Late September and October are grape harvest times. Maybe the only people in this region who are troubled by the rain are grape growers, who might worry about the rain's effect on the vines or how to get in the harvest, given the weather.
This photo of a spot down the road from me was taken by a friend named Robert Stevenson. He's a good photographer who volunteers much of his time and work to the downtown nonprofit association. It's part of a national organization dedicated to saving old downtowns and reviving them, called the National Main Street Association. In 2004, I wrote an application for an award called The National Main Street City Award, which honors the preservation and economic revitalization of a dying downtown.

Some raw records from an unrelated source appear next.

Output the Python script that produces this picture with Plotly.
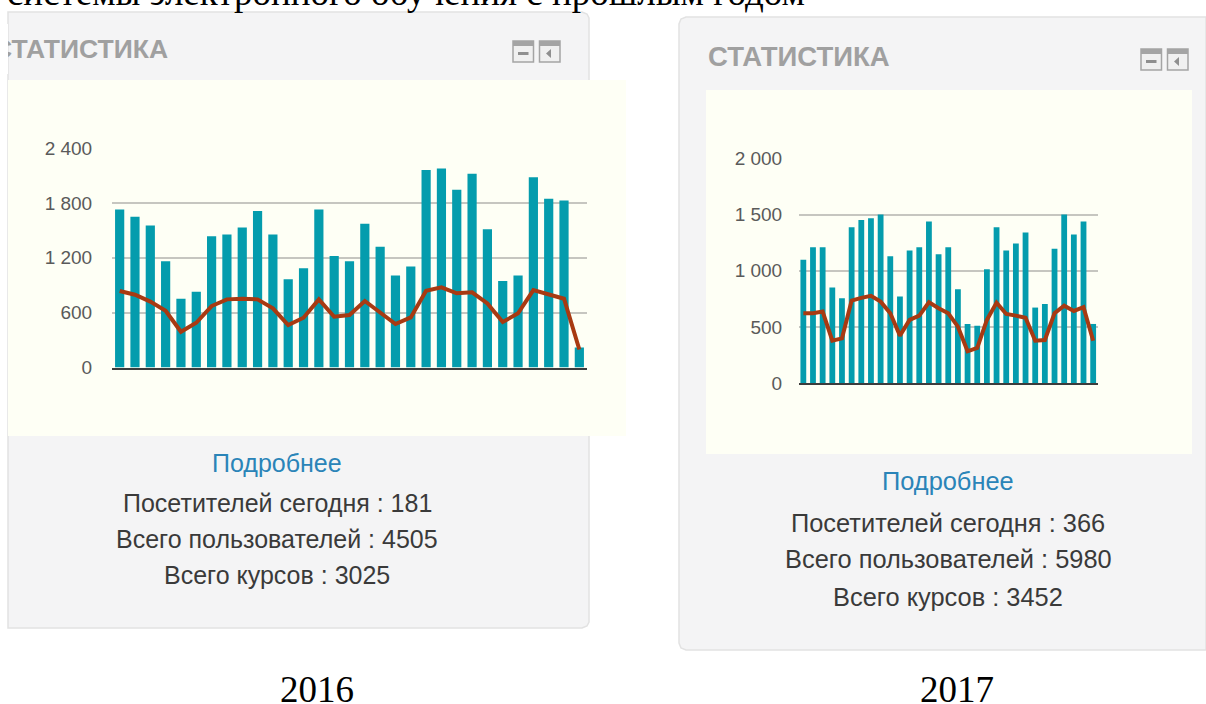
import plotly.graph_objects as go

W, H = 1206, 704

days = list(range(1, 32))
bars_2016 = [1728, 1647, 1553, 1162, 752, 829, 1436, 1454, 1531, 1710, 1454, 964, 1085, 1728, 1220, 1162,
             1571, 1319, 1005, 1103, 2159, 2177, 1943, 2119, 1512, 946, 1005, 2079, 1845, 1827, 219]
line_2016 = [837, 796, 720, 621, 391, 489, 672, 745, 752, 745, 647, 464, 544, 745, 555, 574,
             727, 599, 475, 548, 840, 877, 811, 822, 701, 497, 592, 847, 796, 752, 197]
bars_2017 = [1097, 1210, 1210, 850, 755, 1388, 1453, 1468, 1501, 1129, 770, 1180, 1210, 1438, 1147, 1210,
             835, 526, 511, 1013, 1388, 1180, 1242, 1340, 672, 704, 1195, 1501, 1322, 1438, 526]
line_2017 = [621, 621, 636, 377, 398, 734, 758, 776, 725, 621, 422, 562, 600, 719, 666, 621,
             502, 282, 312, 562, 716, 615, 600, 582, 377, 383, 621, 689, 642, 675, 377]
ticks_2016 = [0, 600, 1200, 1800, 2400]
ticklabels_2016 = ["0", "600", "1 200", "1 800", "2 400"]
ticks_2017 = [0, 500, 1000, 1500, 2000]
ticklabels_2017 = ["0", "500", "1 000", "1 500", "2 000"]

heading = "системы электронного обучения с прошлым годом"
panel_title = "СТАТИСТИКА"
more_link = "Подробнее"
lines_2016 = ["Посетителей сегодня : 181", "Всего пользователей : 4505", "Всего курсов : 3025"]
lines_2017 = ["Посетителей сегодня : 366", "Всего пользователей : 5980", "Всего курсов : 3452"]

BAR = "#049cad"
LINE = "#a83a12"
GRID = "#c6c6c0"
CREAM = "#fefff5"
PANEL = "#f4f4f5"
EDGE = "#e2e2e2"
ICON = "#a4a4a4"


def px(x):
    return x / W


def py(y):
    return 1 - y / H


fig = go.Figure()
fig.add_bar(x=days, y=bars_2016, marker=dict(color=BAR, line_width=0), xaxis="x", yaxis="y")
fig.add_scatter(x=days, y=line_2016, mode="lines", line=dict(color=LINE, width=4), xaxis="x", yaxis="y")
fig.add_bar(x=days, y=bars_2017, marker=dict(color=BAR, line_width=0), xaxis="x2", yaxis="y2")
fig.add_scatter(x=days, y=line_2017, mode="lines", line=dict(color=LINE, width=4), xaxis="x2", yaxis="y2")

shapes = []


def rect(x0, y0, x1, y1, fill, line=None, lw=0):
    shapes.append(dict(type="rect", xref="paper", yref="paper", x0=px(x0), x1=px(x1), y0=py(y0), y1=py(y1),
                       fillcolor=fill, line=dict(color=line or fill, width=lw), layer="below"))


def path(points, fill, line=None, lw=0):
    d = "M " + " L ".join(f"{px(a):.5f},{py(b):.5f}" for a, b in points) + " Z"
    shapes.append(dict(type="path", xref="paper", yref="paper", path=d, fillcolor=fill,
                       line=dict(color=line or fill, width=lw), layer="below"))


def icons(x, y):
    for dx in (0, 26.5):
        rect(x + dx, y, x + dx + 20.5, y + 21, "#f0f0f0", ICON, 1.5)
        rect(x + dx, y, x + dx + 20.5, y + 5, ICON)
    rect(x + 5, y + 11, x + 15.5, y + 14, "#8f8f8f")
    cx = x + 36
    path([(cx + 2, y + 8), (cx - 3, y + 12.5), (cx + 2, y + 17)], "#8f8f8f")


path([(8, 12), (582, 12), (587, 14), (589, 18), (589, 622), (587, 626), (582, 628), (8, 628)], PANEL, EDGE, 1.5)
rect(8, 80, 626, 436, CREAM)
icons(513, 41)
path([(1206, 17), (686, 17), (681, 19), (679, 24), (679, 643), (681, 648), (686, 650), (1206, 650)], PANEL, EDGE, 1.5)
rect(706, 90, 1192, 454, CREAM)
icons(1141, 49)

anns = []


def label(x, y, text, size, color, family="Liberation Sans", anchor="center", bold=False):
    anns.append(dict(xref="paper", yref="paper", x=px(x), y=py(y), xanchor=anchor, yanchor="middle",
                     text=f"<b>{text}</b>" if bold else text, showarrow=False,
                     font=dict(family=family, size=size, color=color), borderpad=0))


label(169, 49, panel_title, 26.5, "#a0a0a0", anchor="right", bold=True)
label(891, 57, panel_title, 27.5, "#a0a0a0", anchor="right", bold=True)
anns.append(dict(xref="paper", yref="paper", x=0, y=py(49), xanchor="left", yanchor="middle", text=" ",
                 showarrow=False, width=8, height=50, bgcolor="#ffffff", borderpad=0, borderwidth=0))
label(277, 463, more_link, 25, "#2a84b8")
label(948, 481, more_link, 25.4, "#2a84b8")
for y, t in zip((503, 539, 575), lines_2016):
    label(277, y, t, 25, "#3a3a3a")
for y, t in zip((523, 559, 597), lines_2017):
    label(948.5, y, t, 25.4, "#3a3a3a")
label(317, 689, "2016", 37, "#000000", "Liberation Serif")
label(957, 689, "2017", 37, "#000000", "Liberation Serif")

xcommon = dict(showgrid=False, showticklabels=False, ticks="", zeroline=False, showline=True,
               linecolor="#3c3c3c", linewidth=2, range=[0.5, 31.5], fixedrange=True)
ycommon = dict(showgrid=True, gridcolor=GRID, gridwidth=1.5, zeroline=False, showline=False, ticks="outside",
               tickcolor="rgba(0,0,0,0)", tickfont=dict(family="Liberation Sans", size=19, color="#5a5a5a"),
               fixedrange=True)

fig.update_layout(
    width=W, height=H, margin=dict(l=0, r=0, t=0, b=0, autoexpand=False), paper_bgcolor="#ffffff",
    plot_bgcolor="rgba(0,0,0,0)", showlegend=False, bargap=0.4, shapes=shapes, annotations=anns,
    title=dict(text=heading, x=px(805), xanchor="right", xref="container", y=1, yref="container", yanchor="top",
               pad=dict(t=-21), font=dict(family="Liberation Serif", size=37, color="#000000")),
    xaxis=dict(domain=[px(112), px(587)], anchor="y", **xcommon),
    yaxis=dict(domain=[py(367.5), py(148)], anchor="x", range=[0, 2400], tickvals=ticks_2016, ticklen=15,
               ticktext=ticklabels_2016, **ycommon),
    xaxis2=dict(domain=[px(798.5), px(1098)], anchor="y2", **xcommon),
    yaxis2=dict(domain=[py(383), py(158.5)], anchor="x2", range=[0, 2000], tickvals=ticks_2017, ticklen=11.5,
                ticktext=ticklabels_2017, **ycommon),
)

fig.write_html("out.html", config=dict(displayModeBar=False),
               post_script="document.body.style.margin='0';document.body.style.overflow='hidden';")
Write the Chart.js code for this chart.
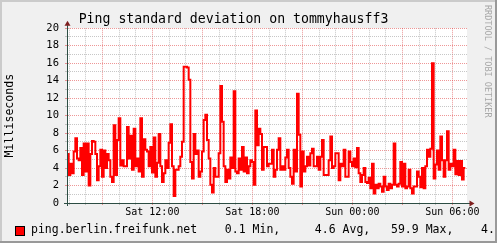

We won that national award. Our Main Street organization has done a tremendous job of preserving and revitalizing our once-pathetic downtown, dying because of shopping centers built on the perimeters. One elderly woman runs the association, assisted by one executive assistant, and hundreds, literally hundreds, of volunteers who do the work.
In 2004, when I wrote the application for the national award, I interviewed an architect who was instrumental in both the start-up of the project and its current status. His name was Rand Salke. He spoke of downtowns as if they were living ecosystems, beings that people could help to thrive. He was funny, smart, and a big help in my telling of the history of our downtown.
He killed himself this year. He suffered from a sudden depression, a big one, that blinded him to his talents, his value to others, his young daughters' need for him, his wife's love, and everything else that blessed his life. He refused to take medication.
A month earlier, my beloved cousin Julie died of complications from diabetes and a transplant. She fought to live almost all her life. What gave her strength to keep up the fight, as her body tried to die a hundred times, was her relationship with God. She talked with him daily, studied the Bible, encouraged struggling friends, and was best friends with her husband and her mother, my beloved aunt who is the sister of my demented mom. Julie did her best to live. She took dozens of medications for the transplant and the complications. She did whatever was necessary to live a full, contented life.
A couple of weeks after Rand hung himself, one of our young AA girls commited suicide. She had managed to stay sober for several months, but she had a mental illness, she heard voices, and she refused to take the medication to treat the illness. The voices told her that the solution was to die and go to heaven.
There's a point to my rambling about death and medication. Even the rain factors in. We all live on hope: hope that the paycheck will come, the car will work, the spouse will keep loving you, the sun will rise again tomorrow. We hope we'll make a difference in someone's life. We hope our poetry is good enough. We hope we'll stay sober one more day. We hope for what we cannot see: a good future, a contented life, a God who loves us individually and who uses all things for the good of those who love him.
When hope dies, the man dies. Maybe not literally, but the spark dies inside. Rain is a form of hope. I hope the earth will be replenished, the thirst of the earth will be satisfied. I'm having trouble with generating hope, feeling like my faith is fragile. But the doctors told me if I take the medications, I'll feel better. I take the meds, so there must be some hope. Thanks for listening. My husband says I have stop now and go to a meeting. Suit up and show up. Take the body, and the mind will follow. AA gives us hope.